# Holiday Rambler 2005



## capt paul (Jul 29, 2017)

Does anyone know how to find and change air drier on 05 Holiday Rambler Neptune engine air conditioner?


----------



## C Nash (Jul 29, 2017)

Capt Paul, if you are talking about the AC drier that goes inline on ACs it should be right around the condenser.


----------



## capt paul (Aug 13, 2017)

C Nash said:


> Capt Paul, if you are talking about the AC drier that goes inline on ACs it should be right around the condenser.

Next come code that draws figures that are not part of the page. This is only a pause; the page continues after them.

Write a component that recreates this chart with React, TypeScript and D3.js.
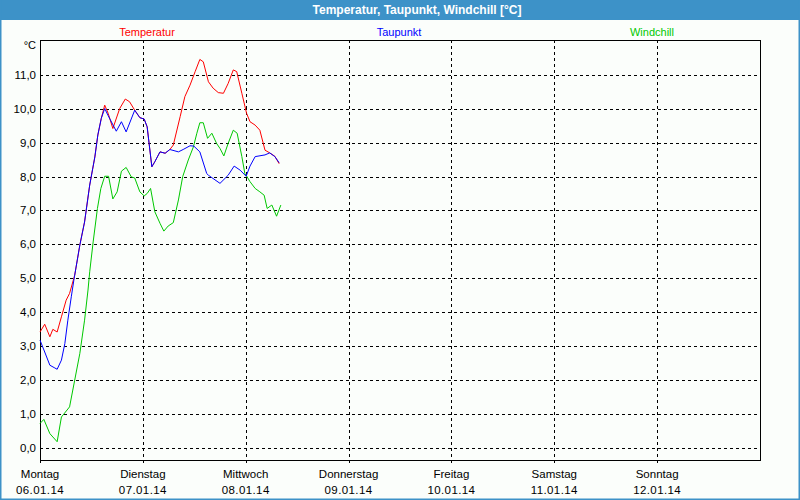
import React from "react";
import * as d3 from "d3";

const dayNames = ["Montag", "Dienstag", "Mittwoch", "Donnerstag", "Freitag", "Samstag", "Sonntag"];
const dayDates = ["06.01.14", "07.01.14", "08.01.14", "09.01.14", "10.01.14", "11.01.14", "12.01.14"];
const yTicks = [0, 1, 2, 3, 4, 5, 6, 7, 8, 9, 10, 11];
const seriesNames = ["Temperatur", "Taupunkt", "Windchill"];

// hours since Monday 00:00
const tempHours = [0, 1.1, 2.3, 3.0, 4.0, 5.0, 6.1, 6.9, 8.1, 9.3, 10.4, 11.6, 12.8, 13.5, 14.3, 15.1, 15.9, 17.0, 18.6, 19.9, 20.9, 22.1, 23.3, 24.3, 25.0, 26.1, 26.8, 28.0, 29.2, 30.3, 31.1, 32.7, 33.8, 35.0, 36.2, 37.3, 38.1, 39.3, 40.4, 41.6, 42.8, 43.9, 45.1, 45.9, 47.1, 48.2, 49.0, 50.2, 51.3, 52.5, 53.6, 54.8, 55.8];
const tempValues = [3.41, 3.64, 3.27, 3.49, 3.41, 3.86, 4.35, 4.55, 5.09, 5.98, 6.66, 7.75, 8.58, 9.23, 9.72, 10.11, 9.87, 9.42, 10.01, 10.29, 10.21, 9.96, 9.74, 9.70, 9.47, 8.29, 8.44, 8.73, 8.69, 8.80, 8.93, 9.77, 10.36, 10.70, 11.10, 11.46, 11.39, 10.80, 10.61, 10.48, 10.46, 10.75, 11.15, 11.10, 10.46, 9.87, 9.62, 9.52, 9.37, 8.78, 8.70, 8.60, 8.38];

const dewHours = [0, 1.1, 2.3, 3.3, 4.0, 5.0, 5.8, 6.5, 7.3, 7.9, 8.1, 9.3, 10.4, 11.6, 12.8, 13.5, 14.3, 15.1, 15.9, 17.8, 19.0, 20.1, 22.1, 23.3, 24.3, 25.0, 26.1, 26.8, 28.0, 29.2, 30.3, 32.3, 33.4, 35.0, 35.9, 37.3, 38.9, 39.3, 42.0, 43.9, 45.3, 46.7, 48.1, 49.0, 50.2, 52.5, 53.6, 54.8, 55.8];
const dewValues = [3.17, 2.82, 2.43, 2.36, 2.31, 2.58, 3.07, 3.76, 4.45, 4.94, 5.09, 5.98, 6.66, 7.75, 8.58, 9.23, 9.72, 10.01, 9.80, 9.34, 9.62, 9.32, 9.96, 9.74, 9.70, 9.47, 8.29, 8.44, 8.73, 8.69, 8.80, 8.73, 8.80, 8.91, 8.90, 8.73, 8.09, 8.04, 7.80, 8.04, 8.31, 8.19, 8.01, 8.31, 8.59, 8.64, 8.70, 8.59, 8.41];

const chillHours = [0, 0.9, 2.3, 4.0, 5.0, 6.9, 8.1, 9.3, 10.4, 11.2, 11.6, 12.4, 13.4, 14.2, 15.1, 16.0, 17.0, 18.0, 19.0, 20.1, 21.3, 22.1, 23.3, 24.3, 25.0, 25.8, 26.8, 28.0, 28.9, 29.9, 31.1, 32.3, 33.3, 34.6, 35.8, 36.6, 37.3, 38.1, 39.1, 40.1, 41.2, 42.0, 42.9, 43.9, 45.1, 46.0, 47.1, 47.8, 48.1, 49.0, 50.2, 51.3, 52.3, 53.0, 54.1, 55.2, 56.2];
const chillValues = [0.71, 0.83, 0.41, 0.17, 0.90, 1.20, 1.99, 2.78, 3.76, 4.65, 5.19, 6.07, 7.06, 7.65, 8.01, 8.01, 7.34, 7.55, 8.16, 8.27, 7.99, 7.96, 7.55, 7.43, 7.50, 7.65, 6.96, 6.62, 6.39, 6.54, 6.64, 7.31, 8.00, 8.49, 8.88, 9.28, 9.59, 9.59, 9.13, 9.28, 8.98, 8.83, 8.61, 8.98, 9.37, 9.28, 8.59, 8.09, 8.04, 7.85, 7.65, 7.55, 7.45, 7.06, 7.16, 6.83, 7.16];

const W = 800;
const H = 500;
const left = 40;
const right = 760;
const top = 40;
const bottom = 460;
const font = "'Liberation Sans', Arial, sans-serif";
const bg = "#fbfefb";
const frameBlue = "#3d92c8";

export default function App() {
  const x = d3.scaleLinear().domain([0, 168]).range([left, right]);
  const y = d3.scaleLinear().domain([0, 11]).range([447.5, 75]);
  const line = (hs: number[], vs: number[]) =>
    d3.line<number>().x((_, i) => x(hs[i])).y((v) => y(v))(vs) || "";
  const px = (v: number) => Math.round(v) + 0.5;

  const series = [
    { name: seriesNames[0], color: "#ff0000", hs: tempHours, vs: tempValues, lx: 147 },
    { name: seriesNames[2], color: "#00c800", hs: chillHours, vs: chillValues, lx: 652 },
    { name: seriesNames[1], color: "#0000ff", hs: dewHours, vs: dewValues, lx: 399 },
  ];

  return (
    <svg width={W} height={H} style={{ position: "absolute", left: 0, top: 0, display: "block" }}>
      <rect x={0} y={0} width={W} height={H} fill={bg} />
      <rect x={0} y={0} width={W} height={20} fill={frameBlue} />
      <rect x={0} y={0} width={1.5} height={H} fill={frameBlue} />
      <rect x={W - 1.5} y={0} width={1.5} height={H} fill={frameBlue} />
      <rect x={0} y={H - 1.5} width={W} height={1.5} fill={frameBlue} />
      <text x={417} y={14} textAnchor="middle" fill="#ffffff" fontFamily={font} fontWeight="bold" fontSize={12}>
        Temperatur, Taupunkt, Windchill [°C]
      </text>

      {series.map((s) => (
        <text key={"l" + s.name} x={s.lx} y={36} textAnchor="middle" fill={s.color} fontFamily={font} fontSize={11}>
          {s.name}
        </text>
      ))}

      {yTicks.map((t) => (
        <g key={"y" + t}>
          <line x1={left} x2={right} y1={px(y(t))} y2={px(y(t))} stroke="#000" strokeDasharray="3,3" shapeRendering="crispEdges" />
          <text x={36} y={y(t) + 4} textAnchor="end" fontFamily={font} fontSize={11.5} fill="#000">
            {t.toFixed(1).replace(".", ",")}
          </text>
        </g>
      ))}
      <text x={36} y={49} textAnchor="end" fontFamily={font} fontSize={11} fill="#000">°C</text>

      {dayNames.map((d, i) => (
        <g key={"d" + i}>
          {i > 0 && (
            <line x1={px(x(i * 24))} x2={px(x(i * 24))} y1={top} y2={bottom + 3} stroke="#000" strokeDasharray="3,3" shapeRendering="crispEdges" />
          )}
          <line x1={px(x(i * 24))} x2={px(x(i * 24))} y1={bottom} y2={bottom + 3} stroke="#000" shapeRendering="crispEdges" />
          <text x={x(i * 24)} y={478} textAnchor="middle" fontFamily={font} fontSize={11.5} fill="#000">{d}</text>
          <text x={x(i * 24)} y={494} textAnchor="middle" fontFamily={font} fontSize={11.5} fill="#000" letterSpacing={0.4}>{dayDates[i]}</text>
        </g>
      ))}

      <rect x={left + 0.5} y={top + 0.5} width={right - left} height={bottom - top} fill="none" stroke="#000" shapeRendering="crispEdges" />

      {series.map((s) => (
        <path key={"p" + s.name} d={line(s.hs, s.vs)} fill="none" stroke={s.color} strokeWidth={1} />
      ))}
    </svg>
  );
}
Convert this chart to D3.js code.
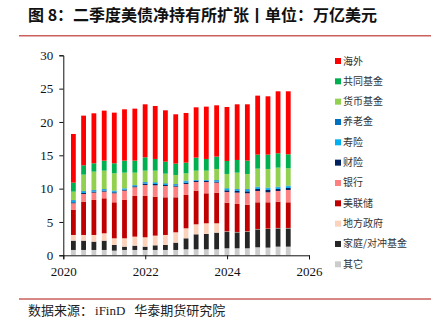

now i cant get the compressor to engage.'  brand new one


----------



## C Nash (Aug 13, 2017)

Time to get the VOM out and start tracing back.  Sure you have checked fuse and if it's a new compressor I assume it has full charge Freon.  Should have a low pressure switch or thermostat just start following wire back from compressor clutch coil.  Have you checked to see if 12 volts are at the clutch coil?


----------



## capt paul (Aug 17, 2017)

thanks for the help.  found faulty (brand new) compressor.   should have checked clutch before installation.  understand this is quite common.


----------



## C Nash (Aug 17, 2017)

Never assume just because the part is new it's ok Capt Paul.   Mechanic nightmare bad new parts and you have to replace for nothing if it's a customer.


----------



## Abura (Nov 21, 2017)

capt paul said:


> now i cant get the compressor to engage.'  brand new one


Which air compressor have you used?


----------